My colleagues in social psych put most of them there. Pages and pages of
how we can and usually do go wrong. Creating a new mind in my book will
take most of what we are and dump it. Some emotions go: anger,
resentment, retaliation, joy in seeing others hurt or killed, and maybe
more. Some tastes go: fat, sugar and salt need to be drastically lowered
in motivation, sex needs to be time-programmed (only feel an interest from
7 to 12 at night) and more. We need to see much further into our
unconscious mind than we do now. This is the sort of thing I asked the
group to offer.
As an aside: I have written help and gotten an incomprehensible return
that looks like some sort of programming commands and does not address my
questions: how do I find out the topics people on the list are interested
in? When I click on reply does my email go only to my correspondent? Or
to everyone? If you could just take a minute to explain this site to me it
would be a big help.
Thanks!
Bill Wallace
On Thu, Jan 9, 2014 at 5:11 PM, Anders Sandberg <anders at aleph.se> wrote:
> On 09/01/2014 21:39, Ben wrote:
>
>> It occurs to me that minds that were evolved to cope with the African
>> Savannah on approximately the metre scale, are woefully inequipped for
>> understanding how the universe works. The reason that the double-slit
>> experiment, and all the other manifestations of quantum theory (and many
>> other things) are mind-blowing to us is probably that our minds never
>> needed to understand those things during our evolutionary development.
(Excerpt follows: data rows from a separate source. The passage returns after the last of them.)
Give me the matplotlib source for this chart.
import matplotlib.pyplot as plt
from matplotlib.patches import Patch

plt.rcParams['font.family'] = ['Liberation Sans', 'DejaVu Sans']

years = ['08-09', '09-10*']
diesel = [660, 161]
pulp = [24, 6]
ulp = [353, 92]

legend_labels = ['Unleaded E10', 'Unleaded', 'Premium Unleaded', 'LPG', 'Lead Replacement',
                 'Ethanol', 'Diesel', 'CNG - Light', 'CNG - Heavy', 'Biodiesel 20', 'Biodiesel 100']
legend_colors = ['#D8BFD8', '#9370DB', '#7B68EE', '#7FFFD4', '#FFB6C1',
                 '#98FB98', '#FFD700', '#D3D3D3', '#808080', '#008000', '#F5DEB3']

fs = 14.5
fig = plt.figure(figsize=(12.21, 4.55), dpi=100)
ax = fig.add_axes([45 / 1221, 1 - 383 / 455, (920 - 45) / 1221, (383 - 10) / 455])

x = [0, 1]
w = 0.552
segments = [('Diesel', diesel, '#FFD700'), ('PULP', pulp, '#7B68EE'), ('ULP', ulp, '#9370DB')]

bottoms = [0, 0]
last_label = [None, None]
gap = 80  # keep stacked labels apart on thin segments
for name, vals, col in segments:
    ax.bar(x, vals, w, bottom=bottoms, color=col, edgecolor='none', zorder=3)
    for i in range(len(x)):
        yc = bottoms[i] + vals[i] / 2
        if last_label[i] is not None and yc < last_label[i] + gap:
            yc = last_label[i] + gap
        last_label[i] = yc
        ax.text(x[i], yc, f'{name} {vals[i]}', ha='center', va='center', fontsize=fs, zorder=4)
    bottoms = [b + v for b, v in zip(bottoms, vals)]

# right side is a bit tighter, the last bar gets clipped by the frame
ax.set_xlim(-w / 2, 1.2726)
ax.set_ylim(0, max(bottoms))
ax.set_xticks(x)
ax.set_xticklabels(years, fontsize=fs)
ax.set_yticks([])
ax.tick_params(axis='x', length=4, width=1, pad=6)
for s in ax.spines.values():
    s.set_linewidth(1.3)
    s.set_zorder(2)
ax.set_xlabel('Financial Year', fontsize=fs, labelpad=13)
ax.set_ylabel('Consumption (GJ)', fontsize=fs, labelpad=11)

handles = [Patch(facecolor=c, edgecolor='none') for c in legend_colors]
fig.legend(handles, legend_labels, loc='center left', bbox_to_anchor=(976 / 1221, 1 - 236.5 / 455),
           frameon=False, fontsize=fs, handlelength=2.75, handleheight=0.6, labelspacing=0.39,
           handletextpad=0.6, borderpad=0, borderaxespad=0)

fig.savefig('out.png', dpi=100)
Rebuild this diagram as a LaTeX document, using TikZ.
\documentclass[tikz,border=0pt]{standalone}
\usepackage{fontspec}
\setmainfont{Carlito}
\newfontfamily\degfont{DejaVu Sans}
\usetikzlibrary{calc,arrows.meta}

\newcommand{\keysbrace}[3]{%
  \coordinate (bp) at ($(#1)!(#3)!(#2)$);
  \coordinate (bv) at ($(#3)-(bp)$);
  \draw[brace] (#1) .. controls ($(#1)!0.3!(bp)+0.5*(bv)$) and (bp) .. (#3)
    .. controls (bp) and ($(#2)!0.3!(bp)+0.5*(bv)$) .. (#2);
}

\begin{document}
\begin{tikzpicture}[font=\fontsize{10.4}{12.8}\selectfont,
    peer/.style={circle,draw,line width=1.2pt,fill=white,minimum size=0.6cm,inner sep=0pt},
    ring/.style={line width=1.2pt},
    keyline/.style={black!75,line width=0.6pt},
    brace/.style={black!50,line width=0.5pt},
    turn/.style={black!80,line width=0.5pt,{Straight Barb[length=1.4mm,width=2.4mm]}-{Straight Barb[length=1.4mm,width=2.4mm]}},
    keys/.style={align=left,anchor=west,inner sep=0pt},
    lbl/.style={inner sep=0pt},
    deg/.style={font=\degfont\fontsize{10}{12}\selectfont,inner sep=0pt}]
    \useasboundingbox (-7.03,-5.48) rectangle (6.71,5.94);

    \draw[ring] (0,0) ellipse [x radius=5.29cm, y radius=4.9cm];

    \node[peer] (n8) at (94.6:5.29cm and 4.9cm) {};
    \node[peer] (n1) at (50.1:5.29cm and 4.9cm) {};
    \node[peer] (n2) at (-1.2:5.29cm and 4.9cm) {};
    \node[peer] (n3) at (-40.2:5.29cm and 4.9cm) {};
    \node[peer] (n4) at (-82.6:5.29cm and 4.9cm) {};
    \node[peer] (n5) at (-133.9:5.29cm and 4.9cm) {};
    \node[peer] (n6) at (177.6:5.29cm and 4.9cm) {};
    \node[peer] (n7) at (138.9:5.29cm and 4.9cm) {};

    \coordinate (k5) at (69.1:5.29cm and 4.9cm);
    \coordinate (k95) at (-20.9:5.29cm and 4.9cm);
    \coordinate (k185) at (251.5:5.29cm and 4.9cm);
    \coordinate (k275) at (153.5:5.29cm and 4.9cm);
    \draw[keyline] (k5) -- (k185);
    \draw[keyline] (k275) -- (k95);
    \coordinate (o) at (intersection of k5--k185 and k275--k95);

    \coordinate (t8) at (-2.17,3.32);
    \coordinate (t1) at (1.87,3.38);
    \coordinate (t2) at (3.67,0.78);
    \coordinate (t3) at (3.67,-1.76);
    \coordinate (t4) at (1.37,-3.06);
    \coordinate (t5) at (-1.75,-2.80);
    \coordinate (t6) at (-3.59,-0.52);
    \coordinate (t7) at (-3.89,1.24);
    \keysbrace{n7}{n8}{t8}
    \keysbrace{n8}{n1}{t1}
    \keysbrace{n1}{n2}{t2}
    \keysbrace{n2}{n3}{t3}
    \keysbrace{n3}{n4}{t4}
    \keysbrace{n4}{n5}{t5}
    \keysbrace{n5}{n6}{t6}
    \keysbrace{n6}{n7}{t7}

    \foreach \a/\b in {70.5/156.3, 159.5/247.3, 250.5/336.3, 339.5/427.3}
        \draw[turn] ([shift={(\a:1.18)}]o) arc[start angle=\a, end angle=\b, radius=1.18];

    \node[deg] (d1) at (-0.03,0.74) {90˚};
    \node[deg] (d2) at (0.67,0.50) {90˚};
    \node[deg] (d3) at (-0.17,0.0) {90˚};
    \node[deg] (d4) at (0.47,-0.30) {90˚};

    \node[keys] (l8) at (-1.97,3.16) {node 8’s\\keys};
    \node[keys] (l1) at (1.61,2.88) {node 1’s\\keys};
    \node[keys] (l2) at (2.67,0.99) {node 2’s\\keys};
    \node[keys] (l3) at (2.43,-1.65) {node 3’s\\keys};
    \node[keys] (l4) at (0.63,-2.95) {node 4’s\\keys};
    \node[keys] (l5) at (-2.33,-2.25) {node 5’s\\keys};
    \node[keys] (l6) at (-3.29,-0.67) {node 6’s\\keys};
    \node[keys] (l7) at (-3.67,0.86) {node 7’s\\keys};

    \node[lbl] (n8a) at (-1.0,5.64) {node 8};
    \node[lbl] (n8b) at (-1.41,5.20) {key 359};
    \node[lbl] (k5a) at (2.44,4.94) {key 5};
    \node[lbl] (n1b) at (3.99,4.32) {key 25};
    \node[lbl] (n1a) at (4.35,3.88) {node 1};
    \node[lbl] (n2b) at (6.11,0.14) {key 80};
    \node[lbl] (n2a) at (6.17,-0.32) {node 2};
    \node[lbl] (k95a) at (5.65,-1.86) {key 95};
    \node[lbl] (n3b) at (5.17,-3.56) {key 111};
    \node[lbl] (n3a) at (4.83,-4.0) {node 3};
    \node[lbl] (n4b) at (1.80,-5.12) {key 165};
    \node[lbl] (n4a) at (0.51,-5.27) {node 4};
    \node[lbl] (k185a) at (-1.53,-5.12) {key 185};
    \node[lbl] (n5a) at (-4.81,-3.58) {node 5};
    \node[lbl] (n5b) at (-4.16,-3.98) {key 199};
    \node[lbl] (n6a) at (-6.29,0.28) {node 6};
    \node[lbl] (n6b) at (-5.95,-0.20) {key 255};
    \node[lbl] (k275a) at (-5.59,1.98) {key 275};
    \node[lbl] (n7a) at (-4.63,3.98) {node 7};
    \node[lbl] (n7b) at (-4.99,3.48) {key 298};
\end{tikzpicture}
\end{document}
>> That kind of understanding will probably require a different mental
>> architecture than the one we have. It's likely that anyone capable of
>> understanding how the universe works can't be 'human' in any
>> currently-accepted sense.
>>
>
> I think this is right.
>
> Our perceptual and conceptual apparatus is demonstrably weak when moving
> out of our domains of evolutionary adaptiveness. Just look at how hard it
> is to think about implications in logic correctly, let alone
> multidimensional spaces. The fact that it can handle so much is amazing,
> and might even hint at some kind of "Turing universality" of our thinking.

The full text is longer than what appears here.